Debbie, a woman in her 40s, was healthy and fit. She had seen her primary physician 3 months ago and was given a clean bill of health. In her presenting statement, Debbie said “I am afraid to fly”. Debbie’s anxiety symptoms were initiated by the prospect of flying to Dallas to visit her mother for the holidays. As Thanksgiving 2012 approached, she feared flying even more intensely, and stated she had not flown for 2 years. She stated she had flown from Colorado Springs to St. Louis in 2010 and her plane had circled the field for nearly an hour due to thunderstorms. She also reported that the flight was unusually bumpy, the plane was full, and many of the passengers were airsick. There was no one to help as the flight attendants were strapped in their seats. They finally landed safely, but it was the last time Debbie had flown in an airplane. She reported even the thought of driving to the airport made her feel short of breath and sick to her stomach. She came for help because she recognized this fear was unreasonable and it was embarrassing. She did not want her fear of travel to interfere with her personal life or become disabling. She stated she did not want to take any form of medication while flying. Debbie was diagnosed with Specific Phobia, Situational Type.

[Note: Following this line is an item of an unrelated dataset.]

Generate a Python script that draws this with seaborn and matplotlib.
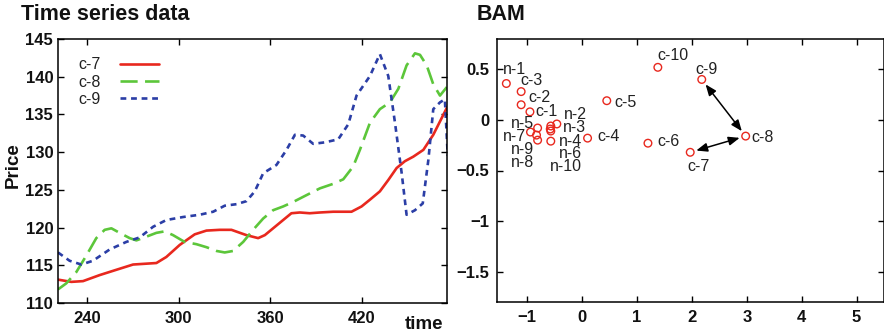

Treatment choices for anxiety depend on the severity of the problem and the preference of the patient. Some of the treatment choices include medication such as an anti-depressant, or anti-anxiety drugs as well as psychotherapy, cognitive behavior therapy to change thinking patterns and behaviors that support the fears, and hypnosis. Research has shown that hypnosis is used as a complementary therapy by therapists to help eliminate phobias or reduce their strength.

In discussing a treatment plan with Debbie I suggested we use a combination of psychotherapy, cognitive behavior therapy, and hypnosis to introduce positive life changing suggestions into her sub-conscious. Consequently, Debbie was able to identify and reframe the triggers associated with her fear of flying. She successfully flew to Dallas to visit her family for the Thanksgiving holiday in 2012 and after a 6-month follow up had no recurrence of symptoms when flying.